After configuring the tool, you’ll see ideas related to content, backlinks, and more.
Scroll down to “TOP pages to optimize” to access ideas by URL.
How Long Does It Take to Get on the First Page of Google?
The amount of time it takes a website to rank on the first page of Google varies significantly.
Perhaps one website published their content and ranked within a day. While others spent months improving their content and rankings.
Google changes its rankings all the time. And Google algorithm updates can change things dramatically.
That’s why it’s important to focus on creating people-first content. To treat SEO as a long-term strategy. And to pursue a variety of relevant keywords.
Check out our guide to learn more about how long it takes to see SEO results.
Should I Advertise on the First Page of Google?
Google Ads makes it possible to advertise on the first page of Google. These ads work on a pay-per-click (PPC) basis, which means you pay only when someone clicks.
PPC (or paid search) can be a great way to generate valuable clicks. Especially if you’re not ranking on the first page organically.

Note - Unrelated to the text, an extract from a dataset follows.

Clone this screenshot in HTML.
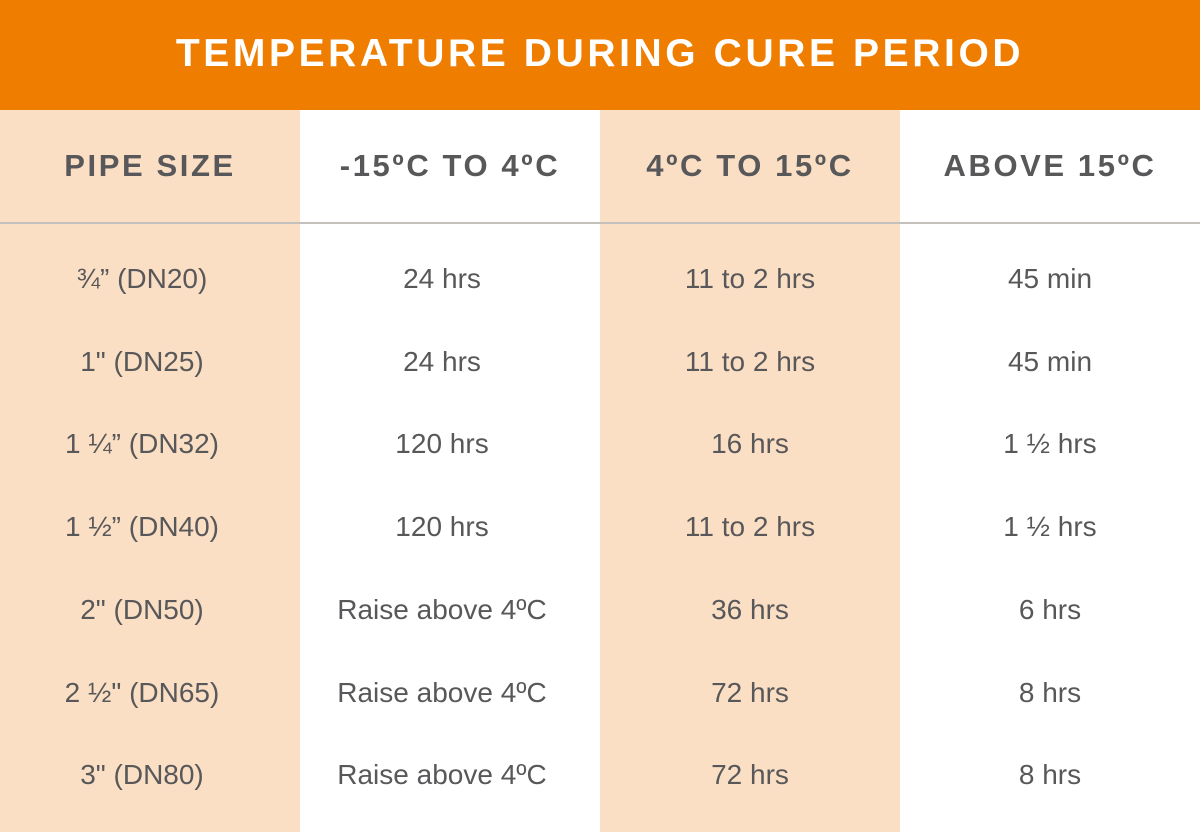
<!DOCTYPE html>
<html><head><meta charset="utf-8">
<style>
html,body{margin:0;padding:0;}
body{width:1200px;height:832px;overflow:hidden;background:#fff;font-family:"Liberation Sans",sans-serif;position:relative;}
.title{position:absolute;left:0;top:0;width:1200px;height:110px;background:#ef7d00;color:#fff;font-weight:bold;font-size:39px;letter-spacing:3.6px;text-align:center;line-height:108px;}
.col{position:absolute;top:110px;width:300px;height:722px;}
.peach{background:#fbdfc4;}
.hline{position:absolute;left:0;top:222px;width:1200px;height:2px;background:#c4c0bc;}
.hd{position:absolute;top:110px;height:112px;width:300px;text-align:center;line-height:112px;font-weight:bold;font-size:31px;color:#58585a;letter-spacing:2.6px;}
.cell{position:absolute;width:300px;text-align:center;font-size:28px;color:#58585a;line-height:30px;}
</style></head><body>
<div class="title">TEMPERATURE DURING CURE PERIOD</div>
<div class="col peach" style="left:0"></div>
<div class="col peach" style="left:600px"></div>
<div class="hline"></div>
<div class="hd" style="left:0">PIPE SIZE</div>
<div class="hd" style="left:300px">-15ºC TO 4ºC</div>
<div class="hd" style="left:600px">4ºC TO 15ºC</div>
<div class="hd" style="left:900px">ABOVE 15ºC</div>
<script>
const sizes=["¾” (DN20)","1\" (DN25)","1 ¼” (DN32)","1 ½” (DN40)","2\" (DN50)","2 ½\" (DN65)","3\" (DN80)"];
const cold=["24 hrs","24 hrs","120 hrs","120 hrs","Raise above 4ºC","Raise above 4ºC","Raise above 4ºC"];
const mid=["11 to 2 hrs","11 to 2 hrs","16 hrs","11 to 2 hrs","36 hrs","72 hrs","72 hrs"];
const warm=["45 min","45 min","1 ½ hrs","1 ½ hrs","6 hrs","8 hrs","8 hrs"];
const cols=[sizes,cold,mid,warm];
const names=["pipe-size","cold","mid","warm"];
const offs=[-8,-8,0,0];
cols.forEach((arr,c)=>{
  arr.forEach((v,r)=>{
    const d=document.createElement('div');
    d.className='cell';
    d.style.left=(c*300+offs[c])+'px';
    d.style.top=(279+r*82.7-15)+'px';
    d.textContent=v;
    
    
    document.body.appendChild(d);
  });
});
</script>
</body></html>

There are lots of ads types available, each with their own requirements. The right approach depends on your resources and goals.
Check out our beginner’s guide to advertising on Google.
What Are the Click-Through Rates on the First Page of Google?
The average click-through rate (CTR) on the first page of Google ranges from 22.2% to 1.6% on desktop. And 22.4% to 2.3% on mobile, according to the Semrush State of Search 2023 report.
This research supports the idea that higher rankings generate more clicks.
However, CTRs vary significantly depending on the search query and results available.
You can track your CTRs through Google Search Console.
Go to “Performance” > “Search results.”
And click the “Average CTR” check box.
Then, scroll down to see the average CTR by query (keyword).
Tip: For a more comprehensive view of SEO performance, connect your Google Search Console and Google Analytics accounts to Semrush’s Organic Traffic Insights tool. You can see key landing page data all in one place.